- PROBLEM: Nothing in the data should change when you return it, but leave the pictures out.
════
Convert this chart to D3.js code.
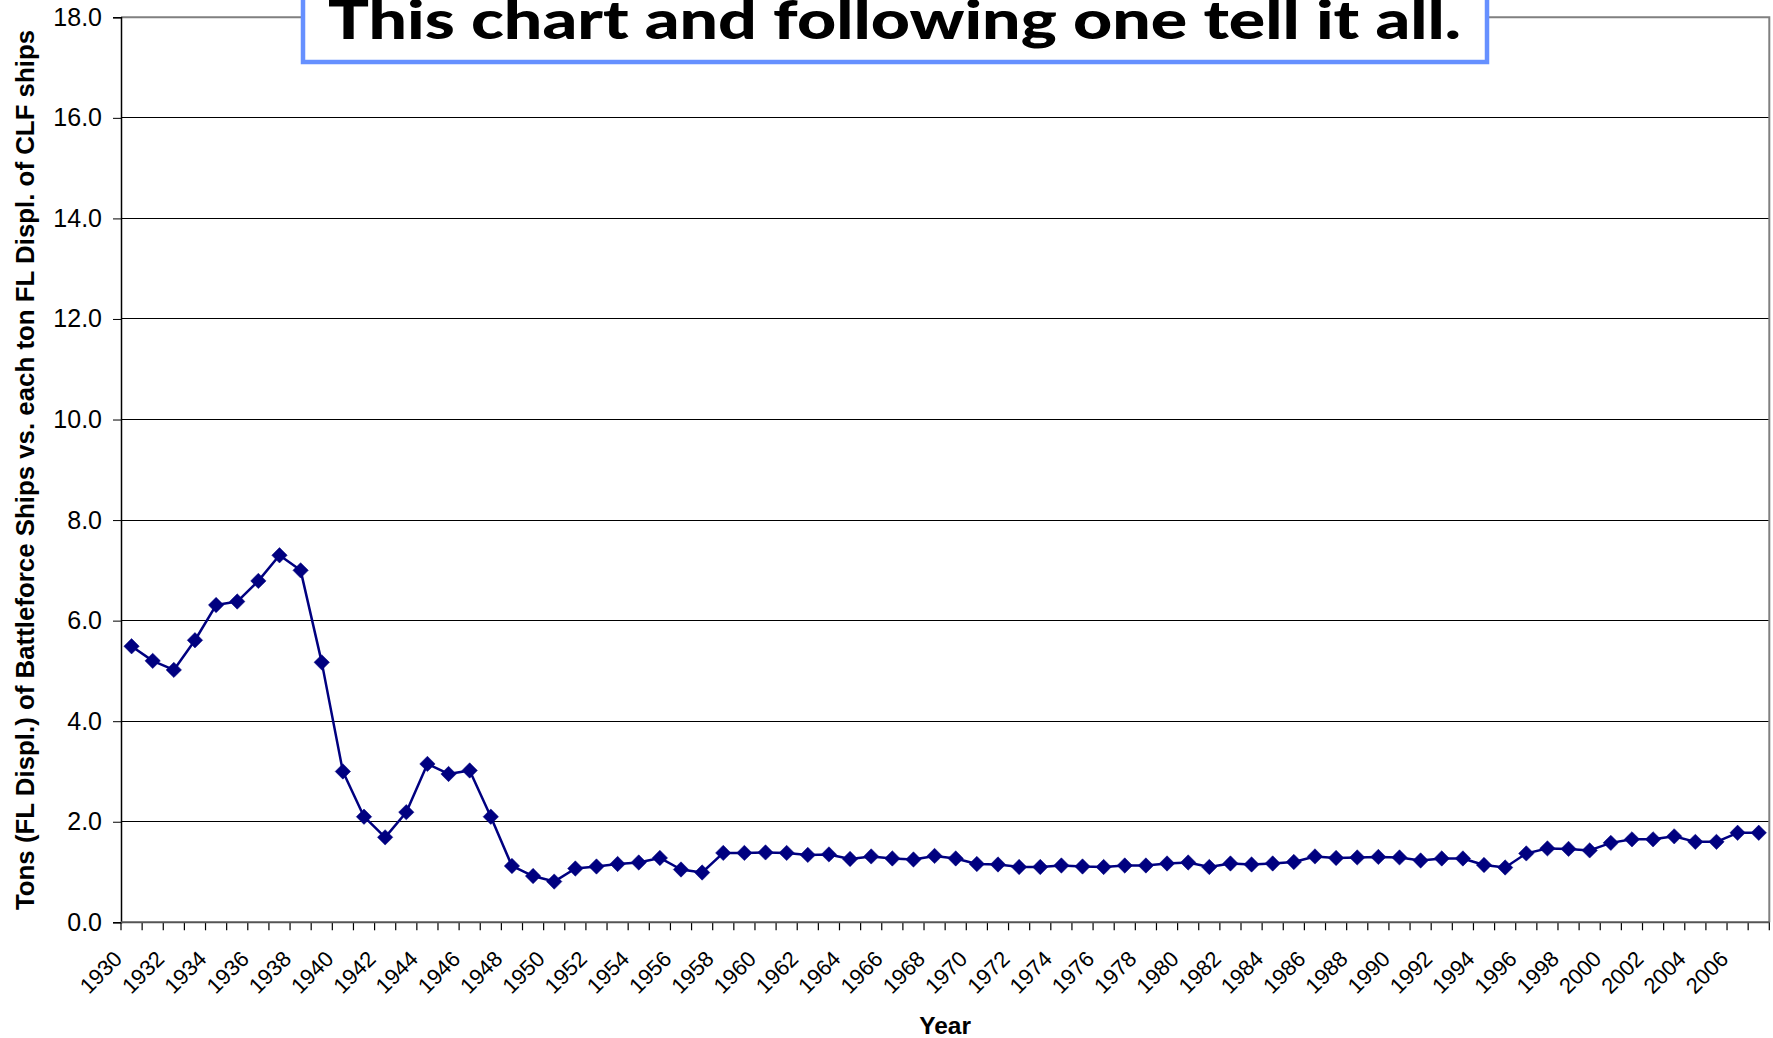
<!DOCTYPE html>
<html><head><meta charset="utf-8">
<script src="https://cdn.jsdelivr.net/npm/d3@7"></script>
<style>html,body{margin:0;padding:0;background:#fff;}svg{display:block;}</style>
</head><body>
<svg id="chart" width="1773" height="1038"></svg>
<script>
const years = [1930,1931,1932,1933,1934,1935,1936,1937,1938,1939,
1940,1941,1942,1943,1944,1945,1946,1947,1948,1949,
1950,1951,1952,1953,1954,1955,1956,1957,1958,1959,
1960,1961,1962,1963,1964,1965,1966,1967,1968,1969,
1970,1971,1972,1973,1974,1975,1976,1977,1978,1979,
1980,1981,1982,1983,1984,1985,1986,1987,1988,1989,
1990,1991,1992,1993,1994,1995,1996,1997,1998,1999,
2000,2001,2002,2003,2004,2005,2006,2007];
const ratio = [5.49,5.20,5.02,5.61,6.31,6.38,6.79,7.30,7.00,5.17,
3.00,2.10,1.69,2.19,3.15,2.95,3.02,2.10,1.12,0.92,
0.81,1.07,1.11,1.16,1.19,1.28,1.05,0.99,1.38,1.38,
1.39,1.38,1.34,1.35,1.26,1.31,1.27,1.25,1.32,1.27,
1.16,1.15,1.10,1.10,1.13,1.11,1.10,1.13,1.13,1.17,
1.19,1.10,1.17,1.15,1.17,1.20,1.31,1.28,1.29,1.30,
1.29,1.23,1.27,1.27,1.14,1.09,1.37,1.47,1.46,1.43,
1.58,1.65,1.65,1.71,1.60,1.60,1.78,1.78];
const yTicks = [0,2,4,6,8,10,12,14,16,18];
const xLabelYears = [1930,1932,1934,1936,1938,1940,1942,1944,1946,1948,1950,1952,1954,1956,1958,1960,1962,1964,1966,1968,1970,1972,1974,1976,1978,1980,1982,1984,1986,1988,1990,1992,1994,1996,1998,2000,2002,2004,2006];
const titleText = "This chart and following one tell it all.";
const yTitle = "Tons (FL Displ.) of Battleforce Ships vs. each ton FL Displ. of CLF ships";
const xTitle = "Year";

const L = 121, R = 1769.3, T = 17.3, B = 922.3;
const svg = d3.select("#chart");
const x = d3.scaleBand().domain(years).range([L, R]).paddingInner(0).paddingOuter(0);
const y = d3.scaleLinear().domain([0, 18]).range([B, T]);

// gridlines
svg.append("g").selectAll("line").data(yTicks.filter(d => d > 0 && d < 18)).join("line")
  .attr("x1", L).attr("x2", R).attr("y1", d => y(d)).attr("y2", d => y(d))
  .attr("stroke", "#000").attr("stroke-width", 1).attr("shape-rendering", "crispEdges");

// plot border (top, right)
svg.append("path")
  .attr("d", `M${L},${y(18)}H${R}V${B}`)
  .attr("fill", "none").attr("stroke", "#808080").attr("stroke-width", 2);

// y axis
const yAxis = d3.axisLeft(y).tickValues(yTicks).tickSize(8).tickPadding(11).tickFormat(d3.format(".1f"));
const gy = svg.append("g").attr("transform", `translate(${L},0)`).call(yAxis);
gy.select(".domain").attr("stroke", "#000").attr("stroke-width", 1.5);
gy.selectAll(".tick line").attr("stroke", "#000");
gy.selectAll(".tick text").attr("font-family", "Liberation Sans, Arial, sans-serif").attr("font-size", 25).attr("fill", "#000");

// x axis ticks at band boundaries
const bounds = years.map(d => x(d)).concat([R]);
svg.append("g").selectAll("line").data(bounds).join("line")
  .attr("x1", d => d).attr("x2", d => d).attr("y1", B).attr("y2", B + 8)
  .attr("stroke", "#000").attr("stroke-width", 1.2);
svg.append("line").attr("x1", L).attr("x2", R).attr("y1", B).attr("y2", B)
  .attr("stroke", "#555").attr("stroke-width", 2);

// x labels
svg.append("g").selectAll("text").data(xLabelYears).join("text")
  .attr("transform", d => `translate(${x(d) + 2.5},${B + 38}) rotate(-45)`)
  .attr("text-anchor", "end")
  .attr("font-family", "Liberation Sans, Arial, sans-serif").attr("font-size", 22).attr("fill", "#000")
  .text(d => d);

// line
const pts = years.map((yr, i) => ({yr, v: ratio[i]}));
const line = d3.line().x(d => x(d.yr) + x.bandwidth() / 2).y(d => y(d.v));
svg.append("path").datum(pts).attr("d", line)
  .attr("fill", "none").attr("stroke", "#000080").attr("stroke-width", 2.5).attr("stroke-linejoin", "round");

// markers
const diamond = d3.symbol().type(d3.symbolSquare).size(118);
svg.append("g").selectAll("path").data(pts).join("path")
  .attr("d", diamond)
  .attr("transform", d => `translate(${x(d.yr) + x.bandwidth() / 2},${y(d.v)}) rotate(45)`)
  .attr("fill", "#000080").attr("stroke", "#000080").attr("stroke-width", 0.5);

// axis titles
svg.append("text")
  .attr("transform", `translate(${34},${470}) rotate(-90)`)
  .attr("text-anchor", "middle")
  .attr("font-family", "Liberation Sans, Arial, sans-serif").attr("font-weight", "bold").attr("font-size", 25.85)
  .attr("fill", "#000").text(yTitle);
svg.append("text")
  .attr("x", (L + R) / 2).attr("y", 1034)
  .attr("text-anchor", "middle")
  .attr("font-family", "Liberation Sans, Arial, sans-serif").attr("font-weight", "bold").attr("font-size", 24.5)
  .attr("fill", "#000").text(xTitle);

// title box
svg.append("rect").attr("x", 303).attr("y", -30).attr("width", 1184).attr("height", 92)
  .attr("fill", "#fff").attr("stroke", "#6690FF").attr("stroke-width", 4.5);
svg.append("text")
  .attr("x", 894.5).attr("y", 38.5).attr("text-anchor", "middle")
  .attr("font-family", "Lato, sans-serif").attr("font-weight", "900").attr("font-size", 53)
  .attr("textLength", 1133).attr("lengthAdjust", "spacingAndGlyphs")
  .attr("fill", "#000").text(titleText);
</script>
</body></html>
════
- RESULT OF THE TASK:
Convert this chart to D3.js code.
<!DOCTYPE html>
<html><head><meta charset="utf-8">
<script src="https://cdn.jsdelivr.net/npm/d3@7"></script>
<style>html,body{margin:0;padding:0;background:#fff;}svg{display:block;}</style>
</head><body>
<svg id="chart" width="1773" height="1038"></svg>
<script>
const years = [1930,1931,1932,1933,1934,1935,1936,1937,1938,1939,
1940,1941,1942,1943,1944,1945,1946,1947,1948,1949,
1950,1951,1952,1953,1954,1955,1956,1957,1958,1959,
1960,1961,1962,1963,1964,1965,1966,1967,1968,1969,
1970,1971,1972,1973,1974,1975,1976,1977,1978,1979,
1980,1981,1982,1983,1984,1985,1986,1987,1988,1989,
1990,1991,1992,1993,1994,1995,1996,1997,1998,1999,
2000,2001,2002,2003,2004,2005,2006,2007];
const ratio = [5.49,5.20,5.02,5.61,6.31,6.38,6.79,7.30,7.00,5.17,
3.00,2.10,1.69,2.19,3.15,2.95,3.02,2.10,1.12,0.92,
0.81,1.07,1.11,1.16,1.19,1.28,1.05,0.99,1.38,1.38,
1.39,1.38,1.34,1.35,1.26,1.31,1.27,1.25,1.32,1.27,
1.16,1.15,1.10,1.10,1.13,1.11,1.10,1.13,1.13,1.17,
1.19,1.10,1.17,1.15,1.17,1.20,1.31,1.28,1.29,1.30,
1.29,1.23,1.27,1.27,1.14,1.09,1.37,1.47,1.46,1.43,
1.58,1.65,1.65,1.71,1.60,1.60,1.78,1.78];
const yTicks = [0,2,4,6,8,10,12,14,16,18];
const xLabelYears = [1930,1932,1934,1936,1938,1940,1942,1944,1946,1948,1950,1952,1954,1956,1958,1960,1962,1964,1966,1968,1970,1972,1974,1976,1978,1980,1982,1984,1986,1988,1990,1992,1994,1996,1998,2000,2002,2004,2006];
const titleText = "This chart and following one tell it all.";
const yTitle = "Tons (FL Displ.) of Battleforce Ships vs. each ton FL Displ. of CLF ships";
const xTitle = "Year";

const L = 121, R = 1769.3, T = 17.3, B = 922.3;
const svg = d3.select("#chart");
const x = d3.scaleBand().domain(years).range([L, R]).paddingInner(0).paddingOuter(0);
const y = d3.scaleLinear().domain([0, 18]).range([B, T]);

// gridlines
svg.append("g").selectAll("line").data(yTicks.filter(d => d > 0 && d < 18)).join("line")
  .attr("x1", L).attr("x2", R).attr("y1", d => y(d)).attr("y2", d => y(d))
  .attr("stroke", "#000").attr("stroke-width", 1).attr("shape-rendering", "crispEdges");

// plot border (top, right)
svg.append("path")
  .attr("d", `M${L},${y(18)}H${R}V${B}`)
  .attr("fill", "none").attr("stroke", "#808080").attr("stroke-width", 2);

// y axis
const yAxis = d3.axisLeft(y).tickValues(yTicks).tickSize(8).tickPadding(11).tickFormat(d3.format(".1f"));
const gy = svg.append("g").attr("transform", `translate(${L},0)`).call(yAxis);
gy.select(".domain").attr("stroke", "#000").attr("stroke-width", 1.5);
gy.selectAll(".tick line").attr("stroke", "#000");
gy.selectAll(".tick text").attr("font-family", "Liberation Sans, Arial, sans-serif").attr("font-size", 25).attr("fill", "#000");

// x axis ticks at band boundaries
const bounds = years.map(d => x(d)).concat([R]);
svg.append("g").selectAll("line").data(bounds).join("line")
  .attr("x1", d => d).attr("x2", d => d).attr("y1", B).attr("y2", B + 8)
  .attr("stroke", "#000").attr("stroke-width", 1.2);
svg.append("line").attr("x1", L).attr("x2", R).attr("y1", B).attr("y2", B)
  .attr("stroke", "#555").attr("stroke-width", 2);

// x labels
svg.append("g").selectAll("text").data(xLabelYears).join("text")
  .attr("transform", d => `translate(${x(d) + 2.5},${B + 38}) rotate(-45)`)
  .attr("text-anchor", "end")
  .attr("font-family", "Liberation Sans, Arial, sans-serif").attr("font-size", 22).attr("fill", "#000")
  .text(d => d);

// line
const pts = years.map((yr, i) => ({yr, v: ratio[i]}));
const line = d3.line().x(d => x(d.yr) + x.bandwidth() / 2).y(d => y(d.v));
svg.append("path").datum(pts).attr("d", line)
  .attr("fill", "none").attr("stroke", "#000080").attr("stroke-width", 2.5).attr("stroke-linejoin", "round");

// markers
const diamond = d3.symbol().type(d3.symbolSquare).size(118);
svg.append("g").selectAll("path").data(pts).join("path")
  .attr("d", diamond)
  .attr("transform", d => `translate(${x(d.yr) + x.bandwidth() / 2},${y(d.v)}) rotate(45)`)
  .attr("fill", "#000080").attr("stroke", "#000080").attr("stroke-width", 0.5);

// axis titles
svg.append("text")
  .attr("transform", `translate(${34},${470}) rotate(-90)`)
  .attr("text-anchor", "middle")
  .attr("font-family", "Liberation Sans, Arial, sans-serif").attr("font-weight", "bold").attr("font-size", 25.85)
  .attr("fill", "#000").text(yTitle);
svg.append("text")
  .attr("x", (L + R) / 2).attr("y", 1034)
  .attr("text-anchor", "middle")
  .attr("font-family", "Liberation Sans, Arial, sans-serif").attr("font-weight", "bold").attr("font-size", 24.5)
  .attr("fill", "#000").text(xTitle);

// title box
svg.append("rect").attr("x", 303).attr("y", -30).attr("width", 1184).attr("height", 92)
  .attr("fill", "#fff").attr("stroke", "#6690FF").attr("stroke-width", 4.5);
svg.append("text")
  .attr("x", 894.5).attr("y", 38.5).attr("text-anchor", "middle")
  .attr("font-family", "Lato, sans-serif").attr("font-weight", "900").attr("font-size", 53)
  .attr("textLength", 1133).attr("lengthAdjust", "spacingAndGlyphs")
  .attr("fill", "#000").text(titleText);
</script>
</body></html>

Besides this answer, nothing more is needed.